Recently, in many cities, one of the purposes that has arisen is allowing people to look up who actually owns which rental properties. This information is both extremely valuable and fairly difficult to organize.
This information is valuable for several reasons:
- Legal: it can be used for legal purposes for tenants and their advocates
- Organizing: it can be used to see what other properties a landlord owns and what other violations may be on their record
- Enforcement: government officials can use this information to track bad landlords, better enforce laws, and escalate violations
- Policy: journalists and academics can use this information in different ways: which neighborhoods are being preyed on, which landlords are under investigation for other citations, etc.
This information is difficult to organize for several reasons:
- Multiple sources: There are different datasets for different types of data, and the link between these datasets is not always documented or easily discoverable.
- Messy/incomplete data: Either due to incompetence or nefarious reasons, there are many examples of data that are incomplete or straight up wrong (data in the wrong field, truncated names, misspellings that make it difficult to group data together).
- Difficult/misapplied interface: While cities do make this data available, and even build websites to search through the data, the interfaces are not structured for the purposes above, and sometimes become overly restrictive when the city learns about some of the previously described use cases (for example Philly now prevents direct “search by owner”).
- Purposely hidden identities: Landlords who own properties typically use shell companies, LLCs, and other business structures to hide their true identity. This makes it difficult to get a full picture of a landlord’s housing portfolio.
This website contains up-to-date open data from the City of Philadelphia.
The data comes from the following sources. Each of these sources can be
accessed through Postgres-style SQL-queries as parameters of RESTful
calls.

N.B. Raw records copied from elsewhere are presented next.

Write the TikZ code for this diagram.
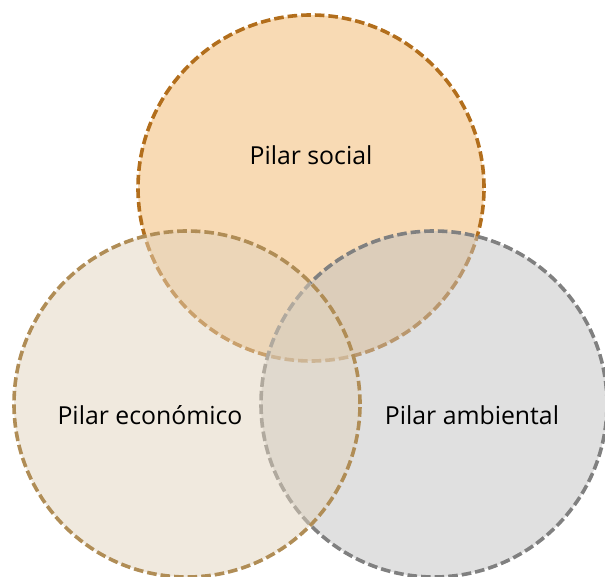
\documentclass[tikz,border=0pt]{standalone}
\usepackage{fontspec}
\setmainfont{Open Sans}
\definecolor{socfill}{RGB}{248,218,180}
\definecolor{socline}{RGB}{178,110,28}
\definecolor{ecofill}{RGB}{225,211,189}
\definecolor{ecoline}{RGB}{176,141,86}
\definecolor{ambfill}{RGB}{193,193,193}
\definecolor{ambline}{RGB}{128,128,128}
\begin{document}
\begin{tikzpicture}[x=0.5pt,y=-0.5pt,
  pilar/.style={circle, inner sep=0pt, minimum size=173pt, line width=1.8pt,
    dash pattern=on 4.8pt off 2pt},
  lbl/.style={font=\fontsize{12.4}{15}\selectfont, text=black}]
\useasboundingbox (0,0) rectangle (605,577);
\node[pilar, draw=socline, fill=socfill] (soc) at (311,188) {};
\node[pilar, draw=ambline, fill=ambfill, fill opacity=0.5, draw opacity=1] (amb) at (434,404) {};
\node[pilar, draw=ecoline, fill=ecofill, fill opacity=0.5, draw opacity=1] (eco) at (187,404) {};
\node[lbl] (tsoc) at (311,155) {Pilar social};
\node[lbl] (teco) at (150,415) {Pilar económico};
\node[lbl] (tamb) at (472,415) {Pilar ambiental};
\end{tikzpicture}
\end{document}
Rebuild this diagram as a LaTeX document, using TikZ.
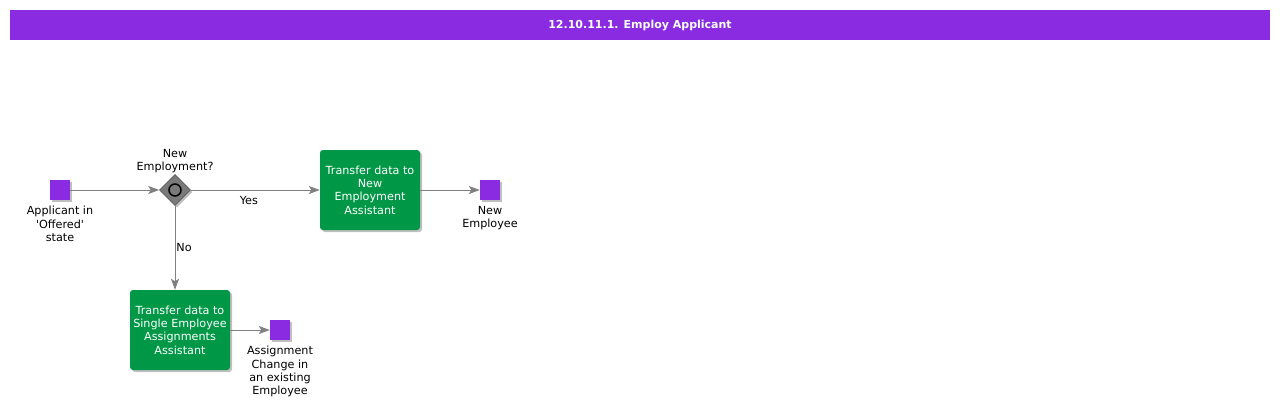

In order to make it easier to access these tables, this
- opa-property-assessments (CartoDB)
- licenses-and-inspections-violations (CartoDB)
- licenses-and-inspections-business-licenses (CartoDB)
- licenses-and-inspections-building-permits (CartoDB)
- license-and-inspections-appeals (CartoDB)
- licenses-and-inspections-service-requests (CartoDB)
- real-estate-transfers (CartoDB)
- property-tax-delinquencies (CartoDB)
- licenses-and-inspections-inspections (CartoDB)
- Condominiums (CartoDB)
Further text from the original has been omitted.